In the essay A Nonchalant Conversation about Death, Anicca poses the question he often asks himself, he writes: “Have you lived your truth? Yes. Yes. An empathetic YES.” He shares the weight this question carries and how it rejects the ableist gaze, explaining, “Truth is liberation and self-preservation. It is also preparedness [when subjected to ableism] so that it doesn’t destroy you. Yes, it opens you to vulnerability which can take the form of self-love or self-loathing, but you have to choose the truth that helps you survive. I have no choice but to live my truth. I don’t want to build a fog around myself. I want to look at myself and my body in the mirror.”
Hope through radical self-love
Many of his personal essays are marked with undertones of hopefulness that are ushered by revolutionary self-love, existing outside of the ableist-catering performative narrative. There is also a cyclical pattern of losing and reclaiming hope in living with a chronic illness that Anicca documents. Perhaps a stark acknowledgment of this cycle lies in the essay.
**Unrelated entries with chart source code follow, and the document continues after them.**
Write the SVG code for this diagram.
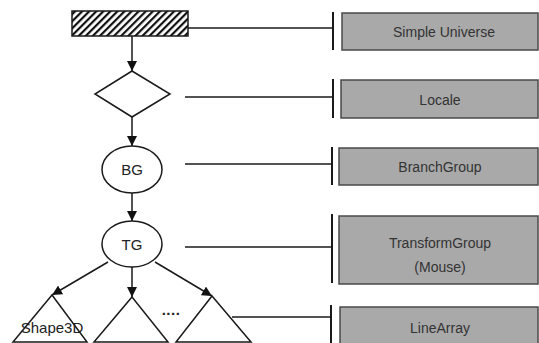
<svg xmlns="http://www.w3.org/2000/svg" width="539" height="343" viewBox="0 0 539 343">
<defs>
<pattern id="hatch" patternUnits="userSpaceOnUse" width="5" height="5" patternTransform="rotate(45)">
<rect width="5" height="5" fill="#fff"/>
<rect x="0" y="0" width="2.2" height="5" fill="#111"/>
</pattern>
<marker id="arr" viewBox="0 0 10 10" refX="10" refY="5" markerWidth="10" markerHeight="10" markerUnits="userSpaceOnUse" orient="auto">
<path d="M0,0 L10,5 L0,10 z" fill="#111"/>
</marker>
</defs>
<style>
.ln{stroke:#1a1a1a;stroke-width:1.5;fill:none}
.shape{stroke:#1a1a1a;stroke-width:1.5;fill:#fff}
.box{fill:#a9a9a9;stroke:#4a4a4a;stroke-width:1.5}
.bar{stroke:#1a1a1a;stroke-width:2}
.t{font-family:"Liberation Sans",Arial,sans-serif;font-size:14px;fill:#333;text-anchor:middle}
.n{font-family:"Liberation Sans",Arial,sans-serif;font-size:15px;fill:#222;text-anchor:middle}
</style>
<rect width="539" height="343" fill="#fff"/>
<g id="connectors">
<line class="ln" x1="132" y1="36" x2="132" y2="71" marker-end="url(#arr)"/>
<line class="ln" x1="132" y1="117" x2="132" y2="146" marker-end="url(#arr)"/>
<line class="ln" x1="132" y1="193" x2="132" y2="221" marker-end="url(#arr)"/>
<line class="ln" x1="108" y1="262" x2="52" y2="295" marker-end="url(#arr)"/>
<line class="ln" x1="132" y1="267" x2="132" y2="297" marker-end="url(#arr)"/>
<line class="ln" x1="155" y1="262" x2="212" y2="296" marker-end="url(#arr)"/>
<line class="ln" x1="188" y1="28" x2="333" y2="28"/>
<line class="bar" x1="333" y1="12" x2="333" y2="50"/>
<line class="ln" x1="185" y1="97" x2="333" y2="97"/>
<line class="bar" x1="333" y1="79" x2="333" y2="118"/>
<line class="ln" x1="185" y1="164" x2="332" y2="164"/>
<line class="bar" x1="332" y1="147" x2="332" y2="185"/>
<line class="ln" x1="185" y1="247" x2="332" y2="247"/>
<line class="bar" x1="332" y1="214" x2="332" y2="283"/>
<line class="ln" x1="232" y1="317" x2="331" y2="317"/>
<line class="bar" x1="331" y1="305" x2="331" y2="345"/>
</g>
<g id="universe-node"><rect x="72" y="11" width="116" height="25" fill="url(#hatch)" stroke="#1a1a1a" stroke-width="1.5"/></g>
<g id="locale-node"><polygon class="shape" points="132,71 170,94 132,117 95,94"/></g>
<g id="bg-node"><ellipse class="shape" cx="132" cy="169.5" rx="30" ry="23.5"/><text class="n" x="132" y="175">BG</text></g>
<g id="tg-node"><ellipse class="shape" cx="132" cy="244" rx="30" ry="23"/><text class="n" x="132" y="249.5">TG</text></g>
<g id="shape-left"><polygon class="shape" points="52,295 87,342 13,342"/><text class="n" x="52" y="333">Shape3D</text></g>
<g id="shape-mid"><polygon class="shape" points="132,297 168,342 94,342"/></g>
<g id="dots"><text class="n" x="171" y="315" style="font-weight:bold;letter-spacing:0.5px">....</text></g>
<g id="shape-right"><polygon class="shape" points="212,296 251,342 176,342"/></g>
<g id="label-su"><rect class="box" x="342" y="13" width="196" height="37"/><text class="t" x="444" y="37">Simple Universe</text></g>
<g id="label-locale"><rect class="box" x="341" y="80" width="197" height="38"/><text class="t" x="440" y="104.5">Locale</text></g>
<g id="label-bg"><rect class="box" x="339" y="148" width="199" height="37"/><text class="t" x="440" y="171.5">BranchGroup</text></g>
<g id="label-tg"><rect class="box" x="339" y="216" width="199" height="68"/><text class="t" x="440" y="247.5">TransformGroup</text><text class="t" x="440" y="271.5">(Mouse)</text></g>
<g id="label-la"><rect class="box" x="340" y="307" width="198" height="40"/><text class="t" x="440" y="332.5">LineArray</text></g>
</svg>
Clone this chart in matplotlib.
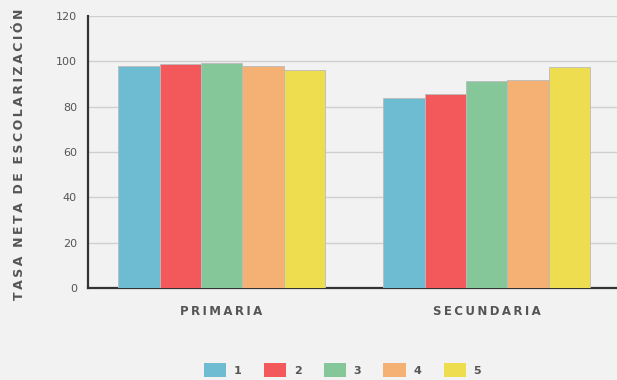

Some Long-lost Poems, where he writes: “I die every day as a poet, I survive by being an accountant”. A pragmatic approach to hope. “If I’m not hopeful while recovering, what will I be?” He says, “I want to be hopeful when I end an essay not for anyone else but as a practice.” He continues, “Writing a poem is a hopeful thing because when you write about losing hope, you gain some. There is so much humanity in a poem.”
Through prose that is poetic, Anicca builds a radical narrative about which he says, “In personal storytelling, the narrative has no end goal or arc when you are living it. Here the story’s poetic effect — whether beautiful or ugly — lies in truth. And that carries weight. My story is not about survival because that would feed into the inspirational narrative, it’s about my experiences, truth, and finding that clarity through a pen.”
Our favourite learnings: Lines from Anicca’s book
>> What is self-love? Isn’t accepting your disabled and ill body a form of self-love?... If eating chocolates and a tub of ice-cream is a form of self-love, then boss, I have been there too.
>> If only as a society, we would have been more empathetic and realised the importance of interdependence rather than independence.
>> It’s not just our responsibility to adapt to a situation. Everyone around us must adapt too. Only then will we be able to live a life of dignity and respect.
>> Unspoken empathy is golden. Its worth keeps rising in my book. Not rare, but there’s plenty of cheap stuff pretending to be gold.
>> My spine disappeared one day and I started speaking with guile and you called me normal.
>> Loving yourself is an exercise that doesn’t involve any exercise. Although it does require a revolution or two.